— start —

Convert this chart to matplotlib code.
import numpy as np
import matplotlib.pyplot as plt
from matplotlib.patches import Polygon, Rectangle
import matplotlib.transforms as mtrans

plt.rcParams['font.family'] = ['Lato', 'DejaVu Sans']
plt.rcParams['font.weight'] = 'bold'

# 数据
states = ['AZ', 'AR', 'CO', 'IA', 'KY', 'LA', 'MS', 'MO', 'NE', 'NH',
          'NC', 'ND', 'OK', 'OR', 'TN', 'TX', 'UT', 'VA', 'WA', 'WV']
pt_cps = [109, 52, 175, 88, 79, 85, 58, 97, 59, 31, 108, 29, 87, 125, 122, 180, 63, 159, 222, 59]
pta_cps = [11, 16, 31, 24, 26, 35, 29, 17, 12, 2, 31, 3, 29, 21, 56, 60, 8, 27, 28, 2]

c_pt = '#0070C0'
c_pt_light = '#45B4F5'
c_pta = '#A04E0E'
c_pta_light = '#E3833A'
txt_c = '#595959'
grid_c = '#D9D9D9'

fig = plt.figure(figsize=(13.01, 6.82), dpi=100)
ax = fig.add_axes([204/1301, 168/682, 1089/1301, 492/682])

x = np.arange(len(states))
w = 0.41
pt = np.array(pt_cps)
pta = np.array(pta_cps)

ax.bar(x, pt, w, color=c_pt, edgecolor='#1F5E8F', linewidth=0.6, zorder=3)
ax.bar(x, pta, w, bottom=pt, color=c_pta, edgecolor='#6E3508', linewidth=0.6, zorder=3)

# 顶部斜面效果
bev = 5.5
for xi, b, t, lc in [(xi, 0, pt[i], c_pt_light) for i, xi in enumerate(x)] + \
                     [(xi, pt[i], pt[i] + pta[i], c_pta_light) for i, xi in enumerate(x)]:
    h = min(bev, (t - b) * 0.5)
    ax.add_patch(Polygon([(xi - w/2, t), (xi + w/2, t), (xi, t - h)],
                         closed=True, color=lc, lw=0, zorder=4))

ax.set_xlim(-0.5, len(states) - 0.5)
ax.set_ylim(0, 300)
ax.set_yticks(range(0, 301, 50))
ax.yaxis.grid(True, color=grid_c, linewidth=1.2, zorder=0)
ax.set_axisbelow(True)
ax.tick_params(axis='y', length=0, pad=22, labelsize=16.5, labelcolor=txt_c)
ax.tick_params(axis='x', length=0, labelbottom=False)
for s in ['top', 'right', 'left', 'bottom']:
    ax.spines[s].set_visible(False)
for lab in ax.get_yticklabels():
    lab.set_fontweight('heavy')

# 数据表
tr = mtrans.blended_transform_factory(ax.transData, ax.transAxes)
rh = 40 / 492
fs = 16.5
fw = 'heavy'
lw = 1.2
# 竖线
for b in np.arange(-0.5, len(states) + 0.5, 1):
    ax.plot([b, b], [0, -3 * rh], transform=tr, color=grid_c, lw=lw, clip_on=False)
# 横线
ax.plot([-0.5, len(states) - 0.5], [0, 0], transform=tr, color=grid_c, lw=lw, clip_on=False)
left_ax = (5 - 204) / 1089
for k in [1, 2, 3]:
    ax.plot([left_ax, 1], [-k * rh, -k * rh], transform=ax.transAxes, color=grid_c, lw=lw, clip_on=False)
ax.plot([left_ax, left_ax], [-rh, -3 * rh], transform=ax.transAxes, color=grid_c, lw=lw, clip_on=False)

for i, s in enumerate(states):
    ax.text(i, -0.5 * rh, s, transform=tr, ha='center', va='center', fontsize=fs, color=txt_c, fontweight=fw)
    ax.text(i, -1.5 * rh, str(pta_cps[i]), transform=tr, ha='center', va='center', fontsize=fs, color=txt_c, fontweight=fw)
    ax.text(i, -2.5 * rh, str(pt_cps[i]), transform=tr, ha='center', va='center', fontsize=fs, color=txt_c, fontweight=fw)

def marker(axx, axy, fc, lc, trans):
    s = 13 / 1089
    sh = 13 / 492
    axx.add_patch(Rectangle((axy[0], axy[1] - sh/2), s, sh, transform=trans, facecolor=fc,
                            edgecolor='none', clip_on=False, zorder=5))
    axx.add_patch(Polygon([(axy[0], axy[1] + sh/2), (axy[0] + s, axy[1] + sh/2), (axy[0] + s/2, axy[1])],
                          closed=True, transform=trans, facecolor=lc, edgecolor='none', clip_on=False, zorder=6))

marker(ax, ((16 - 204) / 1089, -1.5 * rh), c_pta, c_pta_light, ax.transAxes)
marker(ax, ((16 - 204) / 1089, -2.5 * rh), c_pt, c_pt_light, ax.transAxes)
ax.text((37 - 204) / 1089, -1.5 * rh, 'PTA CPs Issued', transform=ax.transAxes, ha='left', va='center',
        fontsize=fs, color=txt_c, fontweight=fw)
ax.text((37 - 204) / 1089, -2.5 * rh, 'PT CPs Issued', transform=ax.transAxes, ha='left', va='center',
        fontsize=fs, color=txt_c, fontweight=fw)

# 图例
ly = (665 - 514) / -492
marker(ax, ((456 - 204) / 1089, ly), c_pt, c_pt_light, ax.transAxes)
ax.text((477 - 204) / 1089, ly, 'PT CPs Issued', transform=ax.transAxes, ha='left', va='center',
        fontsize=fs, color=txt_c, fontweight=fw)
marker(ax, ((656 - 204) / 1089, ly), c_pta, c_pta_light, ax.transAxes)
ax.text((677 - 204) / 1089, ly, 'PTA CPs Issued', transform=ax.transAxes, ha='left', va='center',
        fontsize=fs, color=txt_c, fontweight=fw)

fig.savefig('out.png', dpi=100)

— end —

WORK REQUIRED >> Copy all lines from the material that contain "matplotlib".

ANSWER TO THIS EXERCISE >>
Convert this chart to matplotlib code.
import matplotlib.pyplot as plt
from matplotlib.patches import Polygon, Rectangle
import matplotlib.transforms as mtrans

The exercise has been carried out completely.